Challenge -
Which lines run from the first one up to and including the one with "x_labels = ['0%', '25%', '50%', '75%', '100%']"? Print exactly those.

Raw data -
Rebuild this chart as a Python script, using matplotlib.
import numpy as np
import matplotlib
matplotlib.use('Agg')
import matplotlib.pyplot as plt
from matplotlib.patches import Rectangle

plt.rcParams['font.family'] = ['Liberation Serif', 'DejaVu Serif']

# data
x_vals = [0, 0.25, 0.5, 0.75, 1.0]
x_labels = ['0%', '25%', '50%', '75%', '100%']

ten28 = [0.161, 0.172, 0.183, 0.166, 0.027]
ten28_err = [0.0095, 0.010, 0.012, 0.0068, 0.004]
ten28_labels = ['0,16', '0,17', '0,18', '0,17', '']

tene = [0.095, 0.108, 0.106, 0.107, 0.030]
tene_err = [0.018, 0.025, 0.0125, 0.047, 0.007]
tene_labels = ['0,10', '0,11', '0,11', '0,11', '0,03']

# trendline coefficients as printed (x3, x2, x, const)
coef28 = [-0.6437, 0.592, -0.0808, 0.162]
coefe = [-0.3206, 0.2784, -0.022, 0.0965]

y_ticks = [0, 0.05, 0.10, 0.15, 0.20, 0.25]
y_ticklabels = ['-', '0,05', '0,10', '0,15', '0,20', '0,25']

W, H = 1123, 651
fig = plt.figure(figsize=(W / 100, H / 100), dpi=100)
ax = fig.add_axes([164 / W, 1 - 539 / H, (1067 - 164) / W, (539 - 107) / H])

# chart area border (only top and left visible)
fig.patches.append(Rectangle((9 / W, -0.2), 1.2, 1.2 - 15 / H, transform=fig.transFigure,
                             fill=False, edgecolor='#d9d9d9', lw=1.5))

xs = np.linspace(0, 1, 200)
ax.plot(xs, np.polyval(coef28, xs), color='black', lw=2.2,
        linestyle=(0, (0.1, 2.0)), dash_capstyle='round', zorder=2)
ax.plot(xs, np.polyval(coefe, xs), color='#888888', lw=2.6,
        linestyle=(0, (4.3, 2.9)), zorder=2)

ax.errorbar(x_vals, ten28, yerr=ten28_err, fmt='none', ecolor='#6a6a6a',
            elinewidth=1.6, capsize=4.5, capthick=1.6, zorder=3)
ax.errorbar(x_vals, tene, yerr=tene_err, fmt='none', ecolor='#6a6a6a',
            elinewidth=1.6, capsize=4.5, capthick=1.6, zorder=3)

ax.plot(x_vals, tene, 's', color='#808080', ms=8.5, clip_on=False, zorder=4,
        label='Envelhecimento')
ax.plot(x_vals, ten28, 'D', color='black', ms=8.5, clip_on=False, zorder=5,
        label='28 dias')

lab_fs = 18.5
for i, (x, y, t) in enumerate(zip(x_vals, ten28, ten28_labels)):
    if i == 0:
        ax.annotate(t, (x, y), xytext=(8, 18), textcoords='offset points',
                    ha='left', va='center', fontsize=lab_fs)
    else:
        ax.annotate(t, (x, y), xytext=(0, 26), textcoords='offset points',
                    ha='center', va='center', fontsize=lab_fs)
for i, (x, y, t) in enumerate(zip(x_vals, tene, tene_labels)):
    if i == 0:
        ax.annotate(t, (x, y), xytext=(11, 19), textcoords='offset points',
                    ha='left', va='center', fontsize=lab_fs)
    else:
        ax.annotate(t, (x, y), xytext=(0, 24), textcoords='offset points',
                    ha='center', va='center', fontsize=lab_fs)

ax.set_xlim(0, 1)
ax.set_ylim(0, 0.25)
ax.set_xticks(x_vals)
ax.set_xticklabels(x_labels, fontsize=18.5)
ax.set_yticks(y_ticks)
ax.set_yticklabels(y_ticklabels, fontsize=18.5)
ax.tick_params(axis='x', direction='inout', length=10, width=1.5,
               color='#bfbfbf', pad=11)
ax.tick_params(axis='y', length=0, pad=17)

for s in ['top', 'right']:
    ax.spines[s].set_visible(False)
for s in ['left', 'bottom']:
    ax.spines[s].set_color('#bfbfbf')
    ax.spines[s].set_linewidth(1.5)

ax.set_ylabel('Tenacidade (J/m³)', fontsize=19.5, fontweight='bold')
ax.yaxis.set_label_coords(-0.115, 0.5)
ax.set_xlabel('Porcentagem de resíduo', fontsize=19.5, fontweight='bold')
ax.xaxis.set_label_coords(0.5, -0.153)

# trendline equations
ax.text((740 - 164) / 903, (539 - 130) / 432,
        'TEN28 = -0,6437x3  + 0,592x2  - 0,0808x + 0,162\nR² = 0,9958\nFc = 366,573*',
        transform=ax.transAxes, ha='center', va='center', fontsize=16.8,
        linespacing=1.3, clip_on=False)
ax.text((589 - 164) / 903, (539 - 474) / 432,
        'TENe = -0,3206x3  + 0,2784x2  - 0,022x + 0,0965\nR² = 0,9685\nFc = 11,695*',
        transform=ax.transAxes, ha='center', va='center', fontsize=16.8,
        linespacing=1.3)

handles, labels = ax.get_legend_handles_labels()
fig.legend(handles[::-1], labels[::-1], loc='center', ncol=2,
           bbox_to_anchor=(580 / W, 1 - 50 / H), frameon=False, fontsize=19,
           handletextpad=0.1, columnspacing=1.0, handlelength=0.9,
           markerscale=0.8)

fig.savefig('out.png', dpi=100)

Answer -
Rebuild this chart as a Python script, using matplotlib.
import numpy as np
import matplotlib
matplotlib.use('Agg')
import matplotlib.pyplot as plt
from matplotlib.patches import Rectangle

plt.rcParams['font.family'] = ['Liberation Serif', 'DejaVu Serif']

# data
x_vals = [0, 0.25, 0.5, 0.75, 1.0]
x_labels = ['0%', '25%', '50%', '75%', '100%']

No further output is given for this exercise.